Akademik

actors and actresses
   In no other period of American theatre history has the stage boasted so many outstanding performers with so wide a following. Avid theatergoers collected cartes de visite (like trading cards, each with a photograph of an actor or actress) and postcard portraits. Mass circulation magazines and newspapers were full of interviews and human interest essays about actors along with line drawings early in the modernist era and, later, photographs. There was also a huge market for books about major actors and actresses, like those by Amy Leslie, Lewis C. Strang, Wingate and McKay, Margaret, and many others (see bibliography).
   Memoirs of stage careers were best sellers, as were biographies of actors and actresses.

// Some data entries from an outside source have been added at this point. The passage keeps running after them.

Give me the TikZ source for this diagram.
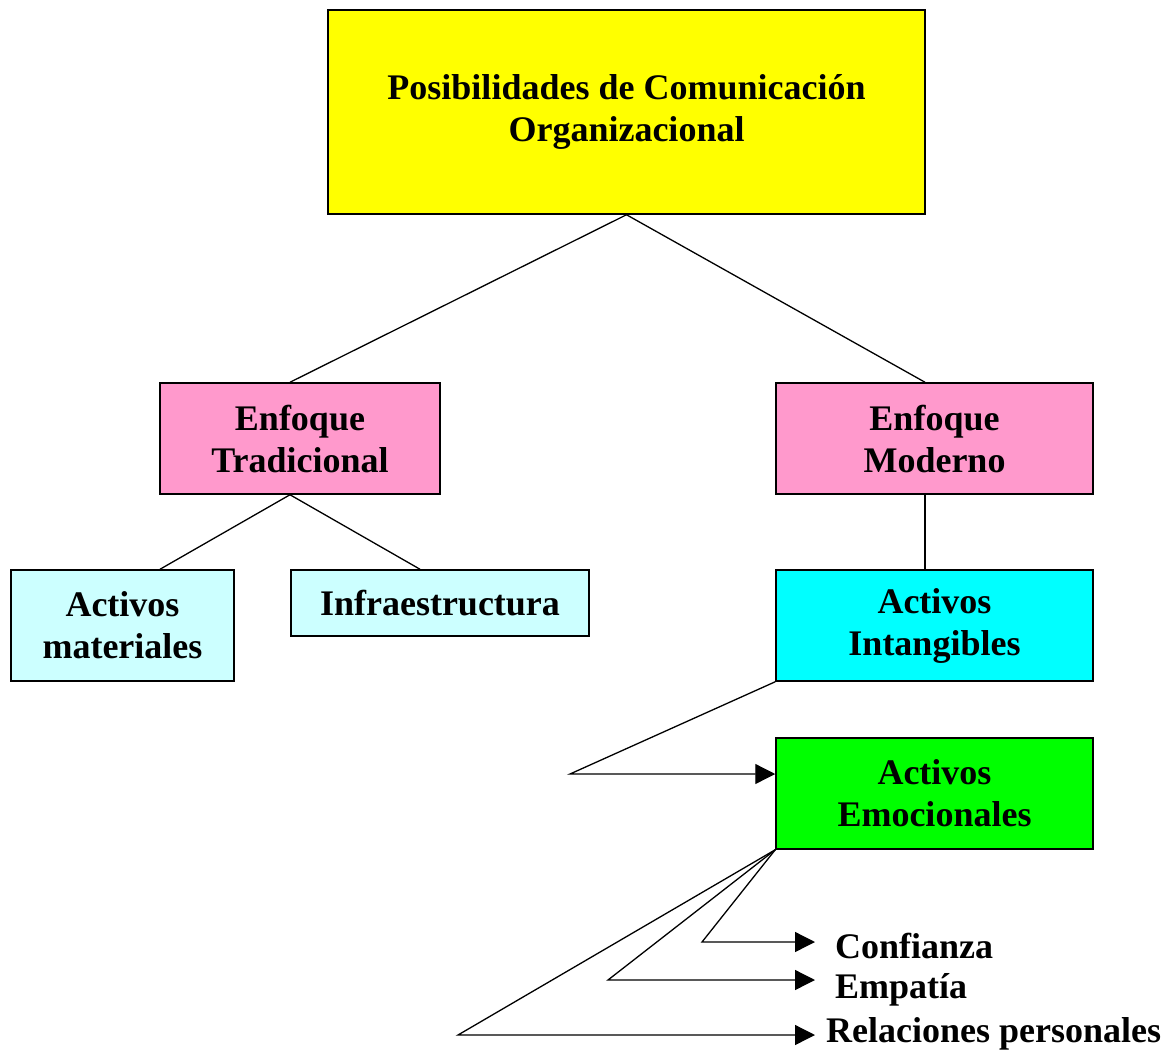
\documentclass[tikz,border=0pt]{standalone}
\usepackage{fontspec}
\setmainfont{Liberation Serif}
\usetikzlibrary{arrows.meta,calc}
\definecolor{amarillo}{RGB}{255,255,0}
\definecolor{rosa}{RGB}{255,153,204}
\definecolor{celeste}{RGB}{204,255,255}
\definecolor{cian}{RGB}{0,255,255}
\definecolor{verde}{RGB}{0,255,0}
\tikzset{caja/.style={draw, line width=1.5pt, inner sep=0pt, align=center,
    font=\fontsize{36}{42}\selectfont\bfseries},
  linea/.style={line width=1.3pt},
  flecha/.style={line width=1.3pt, -{Triangle[length=20pt,width=20pt]}},
  etiqueta/.style={inner xsep=20pt, inner ysep=0pt, anchor=base west,
    font=\fontsize{36}{42}\selectfont\bfseries}}
\begin{document}
\begin{tikzpicture}[x=1pt,y=-1pt]
\useasboundingbox (0,0) rectangle (1173,1055);
% cajas
\node[caja, fill=amarillo, minimum width=597pt, minimum height=204pt] (pos) at (626.5,112) {Posibilidades de Comunicación\\Organizacional};
\node[caja, fill=rosa, minimum width=280pt, minimum height=111pt] (trad) at (300,438.5) {Enfoque\\Tradicional};
\node[caja, fill=rosa, minimum width=317pt, minimum height=111pt] (mod) at (934.5,438.5) {Enfoque\\Moderno};
\node[caja, fill=celeste, minimum width=223pt, minimum height=111pt] (mat) at (122.5,625.5) {Activos\\materiales};
\node[caja, fill=celeste, minimum width=298pt, minimum height=66pt] (infra) at (440,603) {Infraestructura};
\node[caja, fill=cian, minimum width=317pt, minimum height=111pt] (intang) at (934.5,625.5) {Activos\\Intangibles};
\node[caja, fill=verde, minimum width=317pt, minimum height=111pt] (emo) at (934.5,793.5) {Activos\\Emocionales};
% textos sueltos
\node[etiqueta] (conf) at (815,958) {Confianza};
\node[etiqueta] (emp) at (815,998) {Empatía};
\node[etiqueta, inner xsep=11pt] (rel) at (815,1042) {Relaciones personales};
% conectores
\draw[linea] (pos.south) -- ($(trad.north)+(-10,0)$);
\draw[linea] (pos.south) -- ($(mod.north)+(-9.5,0)$);
\draw[linea] ($(trad.south)+(-10,0)$) -- ($(mat.north)+(37.5,0)$);
\draw[linea] ($(trad.south)+(-10,0)$) -- ($(infra.north)+(-20,0)$);
\draw[linea] ($(mod.south)+(-9.5,0)$) -- ($(intang.north)+(-9.5,0)$);
\coordinate (b1) at (570,774);
\draw[flecha] (intang.south west) -- (b1) -- (b1 -| emo.west);
\coordinate (c1) at (702,942);
\coordinate (c2) at (608,980);
\coordinate (c3) at (458,1035);
\draw[flecha] (emo.south west) -- (c1) -- (c1 -| conf.west);
\draw[flecha] (emo.south west) -- (c2) -- (c2 -| emp.west);
\draw[flecha] (emo.south west) -- (c3) -- (c3 -| rel.west);
\end{tikzpicture}
\end{document}
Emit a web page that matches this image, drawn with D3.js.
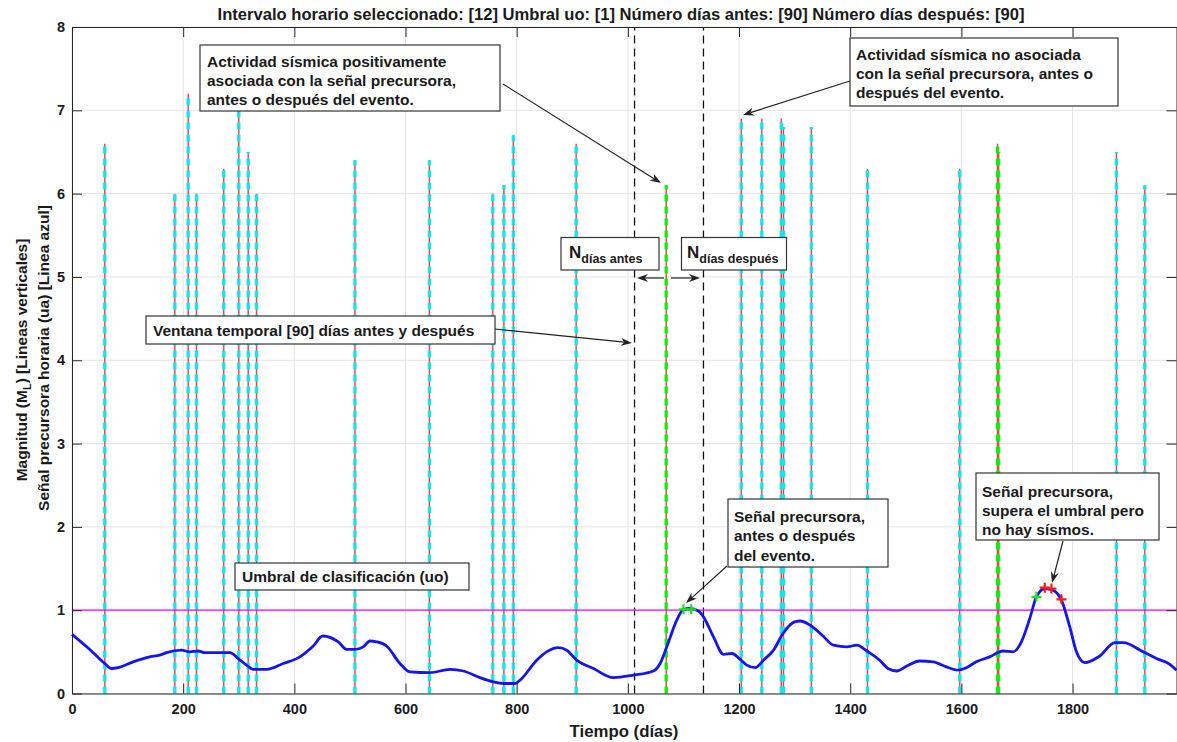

The Polish-born Helena Modjeska, for example, wrote her autobiography and was the subject of two biographies during her lifetime (as well as three later biographies). Like Modjeska, a number of foreign-born actors spent the greater part of their careers on the American stage. These include the Italian-born Tommaso Salvini and his son Alexander Salvini, the French actress Hortense Rhéa, Russian actress Alla Nazimova, and Czech actress Fanny Janauschek. Other European stars made a number of American tours: nine by Sarah Bernhardt, four by Eleonora Duse, eight by Henry Irving, and several by Ellen Terry. Quite a few performers born in Britain enjoyed dual careers on both the British and American stages; Dion Boucicault, Charles Coghlan, Rose Coghlan, Leslie Howard, Robert Loraine, Robert Mantell, Fanny Davenport, Mrs. Patrick Campbell, Agnes Robertson, and Lydia Thompson are a few examples of these.
   So many remarkable talents emerged to meet the demands of the entertainment-hungry American road that it is difficult to signal a few of them as "the best." For sheer brilliance of artistry in legitimate theatre, the greatest names of the modernist era would certainly include Edwin Booth, Joseph Jefferson III, Helena Modjeska, Mary Anderson, Julia Marlowe, E. H. Sothern, Minnie Maddern Fiske, Otis Skinner, Maude Adams, and Pauline Lord. Among the leading lights who combined acting and musical talents, one must mention Lotta Crabtree, De Wolf Hopper, Eddie Foy, George M. Cohan, Elsie Janis, and Chauncey Olcott.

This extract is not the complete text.